Susanna Hecht Wins Award for Best Book on Latin American Environmental History Award granted for research in the social and political history of the Amazon basin.
By Angel Ibanez
UCLA Luskin student writer
Dr. Susanna Hecht, professor of Urban Planning, has been honored as the winner of this year’s Elinor Melville Prize for the best book on Latin American Environmental History.
The Elinor Melville Prize, established in 2007, is a competitive award for the best book in English, French, Spanish or Portuguese published during the previous year on the “study of the mutual influences of social and natural processes in Latin America” and its scholarly contribution by the Conference on Latin American History.

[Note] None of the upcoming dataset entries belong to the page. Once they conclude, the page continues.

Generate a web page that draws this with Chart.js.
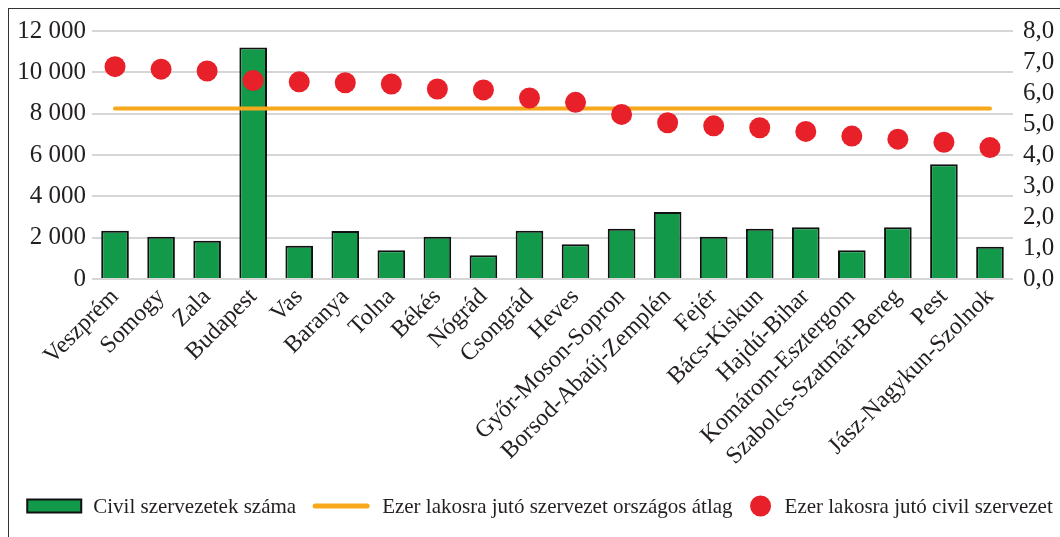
<!DOCTYPE html>
<html lang="hu">
<head>
<meta charset="utf-8">
<script src="https://cdn.jsdelivr.net/npm/chart.js@4/dist/chart.umd.min.js"></script>
<style>
  html, body { margin: 0; padding: 0; background: #fff; }
  #wrap { position: relative; width: 1060px; height: 537px; overflow: hidden; }
  #frame { position: absolute; left: 8px; top: 8px; width: 1200px; height: 700px;
           border-left: 1.5px solid #333; border-top: 1.5px solid #333; }
  #chart { position: absolute; left: 0; top: 0; }
</style>
</head>
<body>
<div id="wrap">
  <div id="frame"></div>
  <canvas id="chart" width="1060" height="537"></canvas>
</div>
<script>
// megyék
const categories = ['Veszprém', 'Somogy', 'Zala', 'Budapest', 'Vas', 'Baranya', 'Tolna', 'Békés', 'Nógrád',
  'Csongrád', 'Heves', 'Győr-Moson-Sopron', 'Borsod-Abaúj-Zemplén', 'Fejér', 'Bács-Kiskun', 'Hajdú-Bihar',
  'Komárom-Esztergom', 'Szabolcs-Szatmár-Bereg', 'Pest', 'Jász-Nagykun-Szolnok'];

// civil szervezetek száma (bal tengely)
const orgCounts = [2330, 2050, 1850, 11200, 1610, 2320, 1390, 2050, 1150, 2330, 1680, 2430, 3240, 2050, 2430,
  2500, 1390, 2500, 5550, 1560];

// ezer lakosra jutó szervezet (jobb tengely)
const perThousand = [6.85, 6.77, 6.71, 6.40, 6.36, 6.33, 6.29, 6.13, 6.10, 5.84, 5.70, 5.31, 5.04, 4.94, 4.88,
  4.76, 4.61, 4.51, 4.41, 4.24];

// országos átlag
const nationalAvg = [5.5, 5.5, 5.5, 5.5, 5.5, 5.5, 5.5, 5.5, 5.5, 5.5, 5.5, 5.5, 5.5, 5.5, 5.5, 5.5, 5.5, 5.5, 5.5, 5.5];

const leftTicks = [0, 2000, 4000, 6000, 8000, 10000, 12000];
const rightTicks = [0, 1, 2, 3, 4, 5, 6, 7, 8];

const GREEN = '#12994a';
const ORANGE = '#f7a81b';
const RED = '#e8202a';
const TEXT = '#231f20';
const FONT = '"Liberation Serif", "Times New Roman", serif';

// saját jelmagyarázat a vászon alján
const legendPlugin = {
  id: 'bottomLegend',
  afterDraw(chart) {
    const ctx = chart.ctx;
    const y = 506;
    ctx.save();
    ctx.font = '21px ' + FONT;
    ctx.textBaseline = 'middle';
    const items = chart.data.datasets.map(ds => ({
      label: ds.label,
      kind: ds.type === 'bar' ? 'box' : ds.showLine === false ? 'dot' : 'line'
    }));
    const iconW = { box: 54, line: 58, dot: 24 };
    const iconGap = 12, itemGap = 16;
    let total = 0;
    items.forEach((it, i) => {
      it.textW = ctx.measureText(it.label).width;
      total += iconW[it.kind] + iconGap + it.textW + (i ? itemGap : 0);
    });
    let x = 540 - total / 2;
    items.forEach(it => {
      const w = iconW[it.kind];
      if (it.kind === 'box') {
        ctx.fillStyle = GREEN;
        ctx.strokeStyle = '#111';
        ctx.lineWidth = 2;
        ctx.fillRect(x, y - 6.5, w, 13);
        ctx.strokeRect(x, y - 6.5, w, 13);
      } else if (it.kind === 'line') {
        ctx.strokeStyle = ORANGE;
        ctx.lineWidth = 5;
        ctx.lineCap = 'round';
        ctx.beginPath();
        ctx.moveTo(x + 3, y);
        ctx.lineTo(x + w - 3, y);
        ctx.stroke();
      } else {
        ctx.fillStyle = RED;
        ctx.beginPath();
        ctx.arc(x + 12, y, 10.5, 0, Math.PI * 2);
        ctx.fill();
      }
      x += w + iconGap;
      ctx.fillStyle = TEXT;
      ctx.fillText(it.label, x, y + 1);
      x += it.textW + itemGap;
    });
    ctx.restore();
  }
};

const ctx = document.getElementById('chart').getContext('2d');
window.civilChart = new Chart(ctx, {
  data: {
    labels: categories,
    datasets: [
      {
        type: 'bar',
        label: 'Civil szervezetek száma',
        data: orgCounts,
        yAxisID: 'y',
        backgroundColor: GREEN,
        borderColor: '#111',
        borderWidth: 2,
        barPercentage: 0.6,
        categoryPercentage: 1,
        order: 3
      },
      {
        type: 'line',
        label: 'Ezer lakosra jutó szervezet országos átlag',
        data: nationalAvg,
        yAxisID: 'y1',
        borderColor: ORANGE,
        borderWidth: 4,
        borderCapStyle: 'round',
        pointRadius: 0,
        fill: false,
        order: 2
      },
      {
        type: 'line',
        label: 'Ezer lakosra jutó civil szervezet',
        data: perThousand,
        yAxisID: 'y1',
        showLine: false,
        pointRadius: 10.5,
        pointHoverRadius: 10.5,
        pointBackgroundColor: RED,
        pointBorderColor: RED,
        pointBorderWidth: 0,
        order: 1
      }
    ]
  },
  options: {
    responsive: false,
    animation: false,
    devicePixelRatio: 1,
    layout: { padding: { top: 31, left: 0, right: 0, bottom: 0 } },
    plugins: {
      legend: { display: false },
      tooltip: { enabled: false }
    },
    scales: {
      x: {
        offset: true,
        grid: { display: false, drawTicks: false },
        border: { display: false },
        ticks: {
          autoSkip: false,
          maxRotation: 45,
          minRotation: 45,
          padding: 4,
          color: TEXT,
          font: { family: FONT, size: 24 }
        },
        afterFit: s => { s.height = 258; }
      },
      y: {
        position: 'left',
        min: 0,
        max: 12000,
        afterBuildTicks: s => { s.ticks = leftTicks.map(v => ({ value: v })); },
        grid: { color: '#d6d6d6', lineWidth: 2, drawTicks: false },
        border: { display: false },
        ticks: {
          autoSkip: false,
          padding: 6,
          color: TEXT,
          font: { family: FONT, size: 25 },
          callback: v => String(v).replace(/\B(?=(\d{3})+(?!\d))/g, ' ')
        },
        afterFit: s => { s.width = 92; }
      },
      y1: {
        position: 'right',
        min: 0,
        max: 8,
        afterBuildTicks: s => { s.ticks = rightTicks.map(v => ({ value: v })); },
        grid: { drawOnChartArea: false, drawTicks: false },
        border: { display: false },
        ticks: {
          autoSkip: false,
          padding: 10,
          color: TEXT,
          font: { family: FONT, size: 25 },
          callback: v => v.toFixed(1).replace('.', ',')
        },
        afterFit: s => { s.width = 47; }
      }
    }
  },
  plugins: [legendPlugin]
});
</script>
</body>
</html>
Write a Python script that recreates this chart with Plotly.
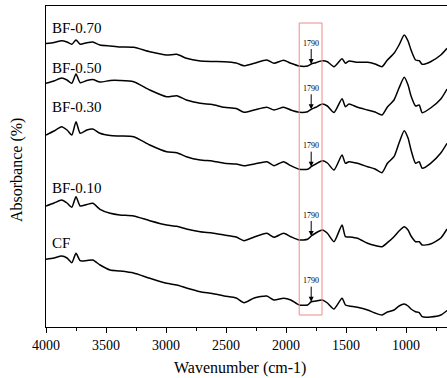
import plotly.graph_objects as go

# Wavenumbers (cm-1) sampled along the spectra
wavenumber = [4000, 3933, 3870, 3825, 3785, 3750, 3715, 3660, 3610, 3550, 3465, 3385,
              3270, 3135, 2995, 2910, 2830, 2715, 2615, 2515, 2415, 2350, 2265, 2160,
              2100, 2020, 1960, 1890, 1820, 1790, 1752, 1698, 1655, 1600, 1533, 1505,
              1475, 1405, 1320, 1258, 1200, 1155, 1100, 1058, 1015, 983, 958, 920,
              890, 865, 795, 710, 658]

# Absorbance (arbitrary units, stacked with offsets as in the figure)
bf070 = [283.5, 284.5, 286.3, 285.0, 282.7, 287.0, 282.7, 284.3, 285.0, 282.0, 281.0, 280.0,
         279.7, 275.3, 272.0, 272.7, 268.7, 266.0, 265.5, 265.3, 264.0, 261.3, 263.7, 267.0,
         263.7, 266.7, 263.7, 261.0, 261.0, 263.0, 264.3, 266.3, 265.3, 260.3, 268.3, 263.7,
         266.0, 264.7, 264.7, 263.0, 260.3, 267.0, 273.7, 282.0, 292.0, 286.0, 277.0, 267.0,
         266.3, 262.7, 265.3, 272.0, 278.7]
bf050 = [243.7, 246.0, 249.0, 247.0, 243.7, 253.0, 244.3, 246.5, 247.5, 245.0, 246.5, 246.5,
         245.3, 237.0, 230.3, 231.3, 227.0, 223.7, 222.5, 219.7, 218.5, 214.7, 217.0, 219.7,
         217.0, 219.7, 217.0, 214.7, 215.3, 217.7, 219.7, 223.0, 221.0, 214.5, 228.3, 220.3,
         223.0, 219.7, 217.0, 215.0, 212.0, 220.0, 227.0, 239.0, 249.7, 242.0, 231.0, 221.0,
         222.0, 214.3, 219.0, 228.0, 238.0]
bf030 = [192.0, 196.0, 200.3, 197.0, 192.0, 205.3, 193.7, 197.0, 198.0, 193.7, 191.5, 191.0,
         190.3, 182.0, 175.3, 174.3, 170.3, 167.0, 166.0, 163.7, 163.0, 161.3, 163.0, 165.3,
         161.3, 165.3, 161.3, 157.7, 157.7, 160.3, 163.0, 166.3, 164.0, 157.0, 172.0, 163.7,
         165.3, 163.7, 160.3, 158.0, 154.3, 163.7, 170.3, 184.0, 196.3, 189.0, 177.0, 163.7,
         165.3, 158.7, 163.7, 174.0, 183.7]
bf010 = [121.0, 124.0, 127.0, 124.0, 119.7, 130.3, 121.0, 122.5, 123.7, 117.7, 113.7, 112.0,
         111.0, 106.3, 102.0, 100.7, 98.0, 95.3, 94.0, 92.0, 90.0, 86.3, 90.0, 93.7,
         89.7, 93.7, 90.3, 87.0, 87.7, 91.0, 94.0, 97.0, 93.7, 85.3, 102.0, 90.3,
         90.0, 88.7, 83.7, 81.5, 80.3, 84.3, 90.3, 96.0, 100.3, 97.0, 91.0, 85.3,
         85.3, 82.0, 83.0, 89.0, 98.0]
cf = [67.7, 69.0, 71.0, 69.0, 64.3, 73.7, 66.3, 66.5, 67.0, 62.0, 57.0, 56.0,
      54.0, 48.7, 43.7, 42.0, 39.0, 35.3, 33.5, 31.0, 29.0, 24.3, 29.0, 31.0,
      27.0, 28.7, 27.0, 22.0, 22.0, 25.3, 26.0, 27.0, 24.0, 18.0, 28.7, 22.0,
      21.0, 19.7, 17.0, 14.0, 12.0, 15.0, 17.0, 21.0, 23.0, 21.0, 18.0, 15.3,
      14.3, 10.3, 10.0, 12.0, 16.5]

series_names = ["BF-0.70", "BF-0.50", "BF-0.30", "BF-0.10", "CF"]
series_values = [bf070, bf050, bf030, bf010, cf]
label_levels = [299.5, 259.5, 220.5, 139.0, 84.5]
marker_wn = 1790
marker_tip = [263.0, 217.7, 160.3, 91.0, 25.3]
tick_values = [4000, 3500, 3000, 2500, 2000, 1500, 1000]
tick_labels = ["4000", "3500", "3000", "2500", "2000", "1500", "1000"]
minor_ticks = [3750, 3250, 2750, 2250, 1750, 1250, 750]

serif = "Liberation Serif, Times New Roman, serif"

fig = go.Figure()
for name, vals in zip(series_names, series_values):
    fig.add_trace(go.Scatter(x=wavenumber, y=vals, mode="lines", name=name,
                             line=dict(color="black", width=1.5, shape="spline", smoothing=0.6),
                             showlegend=False, hoverinfo="skip"))

for name, lvl in zip(series_names, label_levels):
    fig.add_annotation(x=3967, y=lvl, xref="x", yref="y", text=name, showarrow=False,
                       xanchor="left", yanchor="middle",
                       font=dict(family=serif, size=15, color="black"))
for tip in marker_tip:
    fig.add_annotation(x=marker_wn, y=tip, xref="x", yref="y", text=str(marker_wn),
                       showarrow=True, arrowhead=2, arrowsize=1, arrowwidth=1,
                       arrowcolor="black", ax=0, ay=-21, standoff=0,
                       font=dict(family=serif, size=8, color="#000000"))

# axis titles placed as in the (cropped) original
fig.add_annotation(x=0.4838, y=-0.1277, xref="paper", yref="paper", text="Wavenumber (cm-1)",
                   showarrow=False, xanchor="center", yanchor="middle",
                   font=dict(family=serif, size=16, color="black"))
fig.add_annotation(x=-0.0723, y=0.489, xref="paper", yref="paper", text="Absorbance (%)",
                   showarrow=False, textangle=-90, xanchor="center", yanchor="middle",
                   font=dict(family=serif, size=16, color="black"))

fig.update_layout(
    width=447, height=378,
    margin=dict(l=46, r=0, t=6, b=51, autoexpand=False),
    plot_bgcolor="white", paper_bgcolor="white",
    showlegend=False,
    shapes=[dict(type="rect", xref="x", yref="y", x0=1890, x1=1700, y0=12, y1=304,
                 line=dict(color="#f08a8a", width=1), fillcolor="rgba(0,0,0,0)")],
)

fig.update_xaxes(range=[4000, 658.3], showline=True, linecolor="black", linewidth=1.2,
                 mirror=True, ticks="outside", ticklen=5, tickwidth=1, tickcolor="black",
                 tickmode="array", tickvals=tick_values, ticktext=tick_labels,
                 minor=dict(tickvals=minor_ticks, ticks="outside", ticklen=3, tickcolor="black"),
                 showgrid=False, zeroline=False, automargin=False,
                 tickfont=dict(family=serif, size=14, color="black"))
fig.update_yaxes(range=[0, 321], showline=True, linecolor="black", linewidth=1.2,
                 showticklabels=False, ticks="", showgrid=False, zeroline=False,
                 automargin=False)

fig.write_html("out.html", config={"displayModeBar": False},
               post_script="document.body.style.margin='0';document.body.style.overflow='hidden';")
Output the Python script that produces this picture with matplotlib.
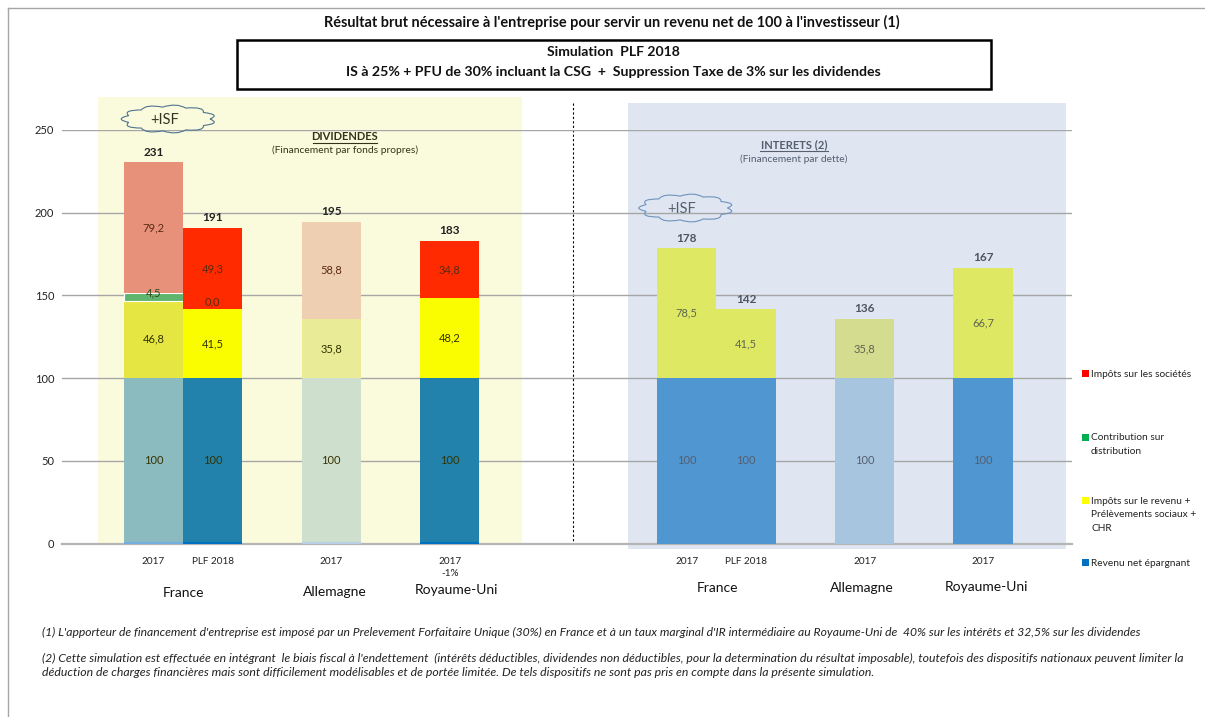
import matplotlib.pyplot as plt
from matplotlib.path import Path
from matplotlib.patches import PathPatch, Rectangle
import numpy as np

plt.rcParams['font.family'] = ['Lato', 'DejaVu Sans']

W, H = 1205, 717

# dividends panel then interest panel, each bar is one slot of the chart
positions = [0, 1, 3, 5, 9, 10, 12, 14]
tick_labels = ['2017', 'PLF 2018', '2017', '2017\n-1%', '2017', 'PLF 2018', '2017', '2017']
net_income = [100, 100, 100, 100, 100, 100, 100, 100]
income_tax = [46.8, 41.5, 35.8, 48.2, 78.5, 41.5, 35.8, 66.7]
distribution = [4.5, 0.0, 0, 0, 0, 0, 0, 0]
corp_tax = [79.2, 49.3, 58.8, 34.8, 0, 0, 0, 0]
totals = [231, 191, 195, 183, 178, 142, 136, 167]
y_ticks = [0, 50, 100, 150, 200, 250]

blue_cols = ['#8bbabf', '#2282ab', '#cfdfce', '#2282ab', '#5096d0', '#5096d0', '#a7c5de', '#5096d0']
yellow_cols = ['#e6e642', '#fafc00', '#e9eb96', '#fafc00', '#dfe862', '#dfe862', '#d4dc90', '#dfe862']
red_cols = ['#e8917a', '#ff2a00', '#efcfb2', '#ff2a00', 'none', 'none', 'none', 'none']
base_cols = ['#74aede', '#0070c0', '#b9cfe4', '#0070c0', '#5096d0', '#5096d0', '#a7c5de', '#5096d0']
green_edges = ['white', 'none', 'none', 'none', 'none', 'none', 'none', 'none']

fig = plt.figure(figsize=(W / 100, H / 100), dpi=100)

# page layer in pixel coordinates
page = fig.add_axes([0, 0, 1, 1], zorder=0)
page.set_xlim(0, W)
page.set_ylim(H, 0)
page.axis('off')

page.add_patch(Rectangle((98, 97), 424, 446, color='#fafbdc', lw=0))
page.add_patch(Rectangle((628, 103), 438, 446, color='#dfe6f1', lw=0))
page.plot([8, 8], [8, H], color='#a6a6a6', lw=1)
page.plot([8, W], [8, 8], color='#a6a6a6', lw=1)
page.plot([573, 573], [103, 543], color='black', lw=0.8, ls=(0, (2, 2)))

# chart
ax = fig.add_axes([62 / W, 1 - 543.5 / H, 1010 / W, 413.5 / H], zorder=1)
ax.patch.set_alpha(0)
ax.set_xlim(-1.544, 15.5)
ax.set_ylim(0, 250)
for s in ['top', 'right', 'left', 'bottom']:
    ax.spines[s].set_visible(False)

ax.bar(positions, net_income, width=1, color=blue_cols, zorder=2)
ax.bar(positions, income_tax, width=1, bottom=net_income, color=yellow_cols, zorder=2)
bot = np.array(net_income) + np.array(income_tax)
ax.bar(positions, distribution, width=1, bottom=bot, color='#5fb56e', edgecolor=green_edges, lw=0.8, zorder=2)
bot = bot + np.array(distribution)
ax.bar(positions, corp_tax, width=1, bottom=bot, color=red_cols, zorder=2)

for i, x in enumerate(positions):
    ax.plot([x - 0.5, x + 0.5], [0.4, 0.4], color=base_cols[i], lw=1.6, zorder=3.5, solid_capstyle='butt')

ax.set_yticks(y_ticks)
ax.set_xticks(positions)
ax.set_xticklabels(tick_labels, fontsize=7.2, color='#222222', linespacing=1.35)
ax.tick_params(axis='x', length=0, pad=10)
ax.tick_params(axis='y', length=0, pad=5.5, labelsize=8, labelcolor='#222222')
ax.grid(axis='y', color='#a6a6a6', lw=1, zorder=3)
ax.plot([-1.544, 15.5], [0, 0], color='#b5b5b5', lw=1.6, zorder=3, clip_on=False)


def fr(v):
    return f'{v:.1f}'.replace('.', ',')


# value labels inside segments
for i, x in enumerate(positions):
    dark = i < 4
    col = '#333300' if dark else '#5f6650'
    ax.text(x, 50, '100', ha='center', va='center', fontsize=8, color=col if dark else '#555f70', zorder=4)
    ax.text(x, 100 + income_tax[i] / 2, fr(income_tax[i]), ha='center', va='center',
            fontsize=8, color=col, zorder=4)
    if corp_tax[i]:
        y0 = 100 + income_tax[i] + distribution[i]
        ax.text(x, y0 + corp_tax[i] / 2, fr(corp_tax[i]), ha='center', va='center',
                fontsize=8, color='#5a2a10', zorder=4)
    ax.text(x, 100 + income_tax[i] + distribution[i] + corp_tax[i] + 6, str(totals[i]),
            ha='center', va='center', fontsize=8.5, fontweight='bold',
            color='#222222' if dark else '#4d5563', zorder=4)
ax.text(0, 151.6, fr(distribution[0]), ha='center', va='center', fontsize=8, color='#2f4a20', zorder=4)
ax.text(1, 146, fr(distribution[1]), ha='center', va='center', fontsize=8, color='#5a2a10', zorder=4)


# overlay text
top = fig.add_axes([0, 0, 1, 1], zorder=5)
top.set_xlim(0, W)
top.set_ylim(H, 0)
top.axis('off')


def label(x, y, s, size=8, **kw):
    kw.setdefault('ha', 'center')
    kw.setdefault('va', 'center')
    kw.setdefault('color', '#111111')
    top.text(x, y, s, fontsize=size, **kw)


label(612, 22, "Résultat brut nécessaire à l'entreprise pour servir un revenu net de 100 à l'investisseur (1)",
      size=10.45, fontweight='bold')
top.add_patch(Rectangle((237, 40), 754, 49, fc='white', ec='black', lw=1.8))
label(613, 52, 'Simulation  PLF 2018', size=10.1, fontweight='bold')
label(613, 72, 'IS à 25% + PFU de 30% incluant la CSG  +  Suppression Taxe de 3% sur les dividendes',
      size=10.2, fontweight='bold')

label(345, 137, 'DIVIDENDES', size=8, fontweight='bold', color='#33331a')
top.plot([313, 377], [143, 143], color='#33331a', lw=0.8)
label(345, 150.5, '(Financement par fonds propres)', size=7.35, color='#33331a')
label(794, 145, 'INTERETS (2)', size=8, fontweight='bold', color='#555f70')
top.plot([760, 828], [151, 151], color='#555f70', lw=0.8)
label(794, 159.5, '(Financement par dette)', size=7.4, color='#555f70')

for x, y, s in [(184, 593, 'France'), (335, 592, 'Allemagne'), (456, 590.5, 'Royaume-Uni'),
                (718, 587.5, 'France'), (862, 588, 'Allemagne'), (987, 587, 'Royaume-Uni')]:
    label(x, y, s, size=10)


# hand drawn clouds
def cloud(cx, cy, rx, ry, col, n=11):
    a = np.linspace(0, 2 * np.pi, n + 1)
    verts = [(cx + rx * np.cos(a[0]), cy + ry * np.sin(a[0]))]
    codes = [Path.MOVETO]
    for a0, a1 in zip(a[:-1], a[1:]):
        m = (a0 + a1) / 2
        verts.append((cx + 1.32 * rx * np.cos(m), cy + 1.38 * ry * np.sin(m)))
        verts.append((cx + rx * np.cos(a1), cy + ry * np.sin(a1)))
        codes += [Path.CURVE3, Path.CURVE3]
    top.add_patch(PathPatch(Path(verts, codes), fc='none', ec=col, lw=0.8))


cloud(168.5, 119, 41.5, 12, '#4f7390')
label(164.5, 120.5, '+ISF', size=10.5, color='#333322')
cloud(686, 208, 41.5, 12, '#6f93bd')
label(682, 209, '+ISF', size=10.5, color='#555f70')

# legend
legend_cols = ['#ff0000', '#00b050', '#ffff00', '#0070c0']
legend_labels = ['Impôts sur les sociétés', 'Contribution sur\ndistribution',
                 'Impôts sur le revenu +\nPrélèvements sociaux +\nCHR', 'Revenu net épargnant']
legend_y = [373.5, 437, 500, 562.5]
for col, txt, y in zip(legend_cols, legend_labels, legend_y):
    top.add_patch(Rectangle((1082, y - 3.5), 7, 7, color=col, lw=0))
    top.text(1091, y - 3.5, txt, fontsize=7.3, va='top', ha='left', color='#222222', linespacing=1.65)

# footnotes
notes = [
    (632, 8.7, "(1) L'apporteur de financement d'entreprise est imposé par un Prelevement Forfaitaire Unique (30%) en France et à un taux marginal d'IR intermédiaire au Royaume-Uni de  40% sur les intérêts et 32,5% sur les dividendes"),
    (658, 8.87, "(2) Cette simulation est effectuée en intégrant  le biais fiscal à l'endettement  (intérêts déductibles, dividendes non déductibles, pour la determination du résultat imposable), toutefois des dispositifs nationaux peuvent limiter la"),
    (672, 8.85, "déduction de charges financières mais sont difficilement modélisables et de portée limitée. De tels dispositifs ne sont pas pris en compte dans la présente simulation."),
]
for y, size, s in notes:
    top.text(42, y, s, fontsize=size, style='italic', ha='left', va='center', color='#222222')

fig.savefig('out.png', dpi=100)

Hecht’s book, The Scramble for the Amazon and the Lost Paradise of Euclides da Cunha, tells the story of the vast exploitation of the Amazon basin by the nineteenth century’s imperial and industrial powers for its rubber, the journey of one of Brazil’s most accomplished writers to unveil the inner workings of the exploitation along the way and the complex social, political and environmental history of the Amazon.
Dr. Hecht’s research has focused on political ecology and her results have had major implications for climate change adaptation, mitigation and longer term rethinking of longer-term resilience strategies. She has also been funded by the NSF, NASA, MacArthur Foundation, ACLS Guggenheim and the Institute for Advanced studies among many other sources.